La première étape consisterait à réaliser un audit sur ce qui existe aujourd’hui en matière de protection, de gestion et de contrôle des ressources de la région. Ce diagnostic sur l’état des territoires serait pris en charge par la Direction Régionale de l’Environnement (DIREN). Ce premier diagnostic réalisé, une seconde étape devrait permettre, grâce à un séminaire regroupant l’ensemble des acteurs concernés ou leurs représentants (élus, populations, administration, associations, représentants professionnels, organismes de recherche…), de recueillir réactions, revendications et propositions. Ces débats déboucheraient sur la publication d’un ouvrage synthétisant les grandes lignes des démarches et des actions à entreprendre. La troisième étape correspondrait à la mise en place des outils réglementaires identifiés comme nécessaires pour un meilleur contrôle et une gestion concertée du patrimoine guyanais. A ce stade, il sera important de prendre en compte les expériences des pays voisins et le contexte régional du plateau des Guyanes pour harmoniser les mesures. La quatrième étape tendrait à instaurer un dialogue et une concertation avec les professionnels ou les groupes sociaux et ethniques concernés. Enfin, la dernière étape de ce programme prévoit la constitution d’un comité de pilotage du projet, chargé de la surveillance et du respect des accords, règles et principes définis ou redéfinis.

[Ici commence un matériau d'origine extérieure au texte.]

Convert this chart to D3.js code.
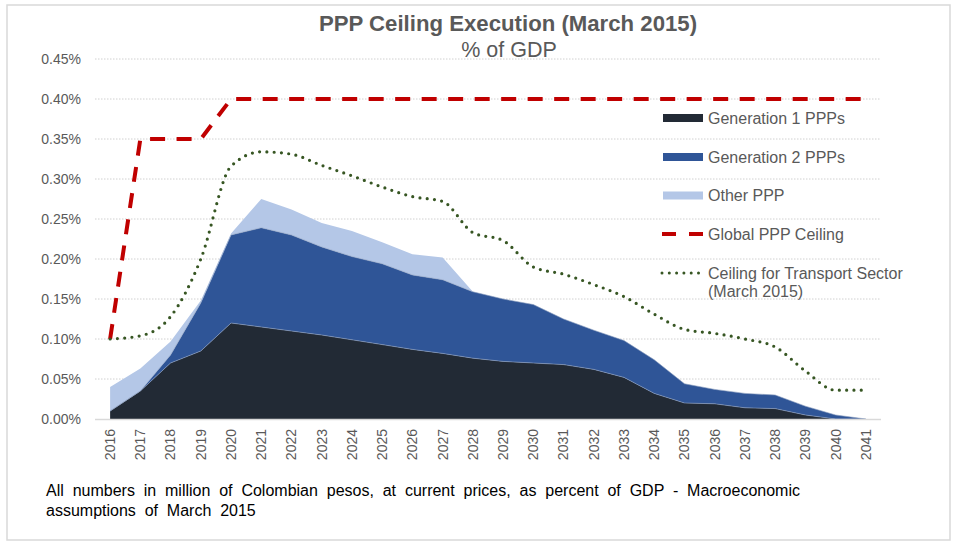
<!DOCTYPE html>
<html>
<head>
<meta charset="utf-8">
<script src="https://cdn.jsdelivr.net/npm/d3@7"></script>
<style>
  body { margin: 0; background: #fff; }
  text { font-family: "Liberation Sans", Arial, sans-serif; }
</style>
</head>
<body>
<div id="container"></div>
<script>
    // Data (% of GDP)
    let years = d3.range(2016, 2042).map(String);
    let gen1 = [0.010, 0.035, 0.070, 0.085, 0.120, 0.115, 0.110, 0.105, 0.099, 0.093, 0.087, 0.082, 0.076, 0.072, 0.070, 0.068, 0.062, 0.052, 0.032, 0.020, 0.019, 0.014, 0.013, 0.005, 0.000, 0.000];
    let gen2 = [0.000, 0.000, 0.010, 0.060, 0.110, 0.124, 0.120, 0.110, 0.104, 0.101, 0.093, 0.092, 0.083, 0.078, 0.073, 0.057, 0.049, 0.046, 0.042, 0.024, 0.018, 0.018, 0.017, 0.011, 0.005, 0.000];
    let other = [0.030, 0.028, 0.017, 0.003, 0.002, 0.036, 0.032, 0.030, 0.032, 0.027, 0.026, 0.028, 0.000, 0.000, 0.000, 0.000, 0.000, 0.000, 0.000, 0.000, 0.000, 0.000, 0.000, 0.000, 0.000, 0.000];
    let globalCeiling = [0.10, 0.35, 0.35, 0.35, 0.40, 0.40, 0.40, 0.40, 0.40, 0.40, 0.40, 0.40, 0.40, 0.40, 0.40, 0.40, 0.40, 0.40, 0.40, 0.40, 0.40, 0.40, 0.40, 0.40, 0.40, 0.40];
    let transportCeiling = [0.100, 0.104, 0.128, 0.200, 0.316, 0.334, 0.331, 0.317, 0.304, 0.290, 0.278, 0.272, 0.233, 0.223, 0.190, 0.181, 0.168, 0.153, 0.131, 0.112, 0.107, 0.100, 0.090, 0.060, 0.036, 0.036];
    let yTicks = [0, 0.05, 0.10, 0.15, 0.20, 0.25, 0.30, 0.35, 0.40, 0.45];

    let keys = ["gen1", "gen2", "other"];
    let colors = { gen1: "#222a35", gen2: "#2f5597", other: "#b4c7e7" };
    let table = years.map((y, i) => ({ year: y, gen1: gen1[i], gen2: gen2[i], other: other[i] }));

    let W = 953, H = 542;
    let svg = d3.select("#container")
        .append("svg")
        .attr("width", W)
        .attr("height", H);

    // frame
    svg.append("rect")
        .attr("x", 7).attr("y", 5)
        .attr("width", 943).attr("height", 535)
        .attr("fill", "#fff")
        .attr("stroke", "#d9d9d9")
        .attr("stroke-width", 1.5);

    let x = d3.scalePoint().domain(years).range([95, 881]).padding(0.5);
    let y = d3.scaleLinear().domain([0, 0.45]).range([419, 59]);

    // gridlines
    svg.append("g")
        .selectAll("line")
        .data(yTicks.slice(1))
        .join("line")
        .attr("x1", 95).attr("x2", 881)
        .attr("y1", d => y(d)).attr("y2", d => y(d))
        .attr("stroke", "#d0d0d0")
        .attr("stroke-width", 1)
        .attr("stroke-dasharray", "1.5 1.5");

    // y labels
    svg.append("g")
        .selectAll("text")
        .data(yTicks)
        .join("text")
        .attr("x", 81)
        .attr("y", d => y(d))
        .attr("dy", "0.35em")
        .attr("text-anchor", "end")
        .attr("font-size", 14)
        .attr("fill", "#595959")
        .text(d => d3.format(".2f")(d) + "%");

    // stacked areas
    let series = d3.stack().keys(keys)(table);
    let area = d3.area()
        .x(d => x(d.data.year))
        .y0(d => y(d[0]))
        .y1(d => y(d[1]));

    svg.append("g")
        .selectAll("path")
        .data(series)
        .join("path")
        .attr("fill", d => colors[d.key])
        .attr("d", area);

    // thin light edges between layers
    svg.append("g")
        .selectAll("path")
        .data(series.slice(0, 2))
        .join("path")
        .attr("fill", "none")
        .attr("stroke", "#8da0c0")
        .attr("stroke-width", 0.6)
        .attr("d", d3.line().x(d => x(d.data.year)).y(d => y(d[1])));

    // x axis line
    svg.append("line")
        .attr("x1", 95).attr("x2", 881)
        .attr("y1", 419.5).attr("y2", 419.5)
        .attr("stroke", "#d9d9d9")
        .attr("stroke-width", 1.5);

    // x labels
    svg.append("g")
        .selectAll("text")
        .data(years)
        .join("text")
        .attr("transform", d => `translate(${x(d)},429) rotate(-90)`)
        .attr("dy", "0.35em")
        .attr("text-anchor", "end")
        .attr("font-size", 14)
        .attr("fill", "#595959")
        .text(d => d);

    // lines
    let line = d3.line().x((d, i) => x(years[i])).y(d => y(d));

    svg.append("path")
        .datum(globalCeiling)
        .attr("fill", "none")
        .attr("stroke", "#c00000")
        .attr("stroke-width", 4)
        .attr("stroke-dasharray", "15 11.5")
        .attr("d", line);

    svg.append("path")
        .datum(transportCeiling)
        .attr("fill", "none")
        .attr("stroke", "#375623")
        .attr("stroke-width", 3.2)
        .attr("stroke-linecap", "round")
        .attr("stroke-dasharray", "0 7.3")
        .attr("d", line.curve(d3.curveMonotoneX));

    // title
    svg.append("text")
        .attr("x", 508).attr("y", 31)
        .attr("text-anchor", "middle")
        .attr("font-size", 22.2)
        .attr("font-weight", "bold")
        .attr("fill", "#595959")
        .text("PPP Ceiling Execution (March 2015)");
    svg.append("text")
        .attr("x", 509).attr("y", 57)
        .attr("text-anchor", "middle")
        .attr("font-size", 21.5)
        .attr("fill", "#595959")
        .text("% of GDP");

    // legend
    let legendItems = [
        { label: ["Generation 1 PPPs"], type: "rect", color: colors.gen1, y: 118 },
        { label: ["Generation 2 PPPs"], type: "rect", color: colors.gen2, y: 157 },
        { label: ["Other PPP"], type: "rect", color: colors.other, y: 195.5 },
        { label: ["Global PPP Ceiling"], type: "dash", color: "#c00000", y: 234 },
        { label: ["Ceiling for Transport Sector", "(March 2015)"], type: "dot", color: "#375623", y: 273 }
    ];
    let lg = svg.append("g")
        .selectAll("g")
        .data(legendItems)
        .join("g")
        .attr("transform", d => `translate(0,${d.y})`);

    lg.filter(d => d.type === "rect")
        .append("rect")
        .attr("x", 663).attr("y", -4)
        .attr("width", 40).attr("height", 8)
        .attr("fill", d => d.color);
    lg.filter(d => d.type === "dash")
        .append("line")
        .attr("x1", 662).attr("x2", 703)
        .attr("stroke", d => d.color)
        .attr("stroke-width", 4)
        .attr("stroke-dasharray", "14 13");
    lg.filter(d => d.type === "dot")
        .append("line")
        .attr("x1", 662).attr("x2", 704)
        .attr("stroke", d => d.color)
        .attr("stroke-width", 3)
        .attr("stroke-linecap", "round")
        .attr("stroke-dasharray", "0 7.3");

    lg.append("text")
        .attr("x", 708)
        .attr("font-size", 16)
        .attr("fill", "#595959")
        .selectAll("tspan")
        .data(d => d.label)
        .join("tspan")
        .attr("x", 708)
        .attr("y", (d, i) => i * 18)
        .attr("dy", "0.35em")
        .text(d => d);

    // footnote
    let note = ["All numbers in million of Colombian pesos, at current prices, as percent of GDP - Macroeconomic",
        "assumptions of March 2015"];
    svg.append("g")
        .selectAll("text")
        .data(note)
        .join("text")
        .attr("x", 46)
        .attr("y", (d, i) => 496 + i * 20)
        .attr("font-size", 16)
        .attr("word-spacing", 4.4)
        .attr("fill", "#000")
        .text(d => d);
</script>
</body>
</html>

Le nombre et l’importance des travaux scientifiques des organismes français de recherche est particulièrement conséquent en Guyane. Ce territoire français est un véritable terrain expérimental pour la recherche souvent dite appliquée au développement. Il est surprenant de constater que peu de ces efforts scientifiques ont servi au développement local et à la valorisation des ressources de la région. Pourquoi le Conseil régional n’a-t-il pas réagi plus tôt ? Les besoins de la Guyane, financiers, législatifs et humains, pour garantir une protection minimale des ressources régionales n’ont jamais été suffisants et expliquent aujourd’hui la détresse d’un certain nombre de communautés. L’enjeu de ce programme de défense du patrimoine naturel, culturel et économique est donc de taille. Il prétend mettre un terme au délitement des atouts de la région et assurer son développement durable. Le financement d’une telle initiative ne peut donc se limiter à la région. La prise en compte de l’intérêt de la protection de la diversité et de la richesse des ressources de la Guyane au plan national est probablement une des conditions de sa réussite.

Sources

  • Cette fiche a été réalisée lors des Entretiens internationaux de la Délégation à l’Aménagement du territoire et à l’Action Régionale (DATAR), à Paris, du 28 au 30 janvier 2002.

  • Entretien avec José GAILLOU, conseiller régional, Région Guyane.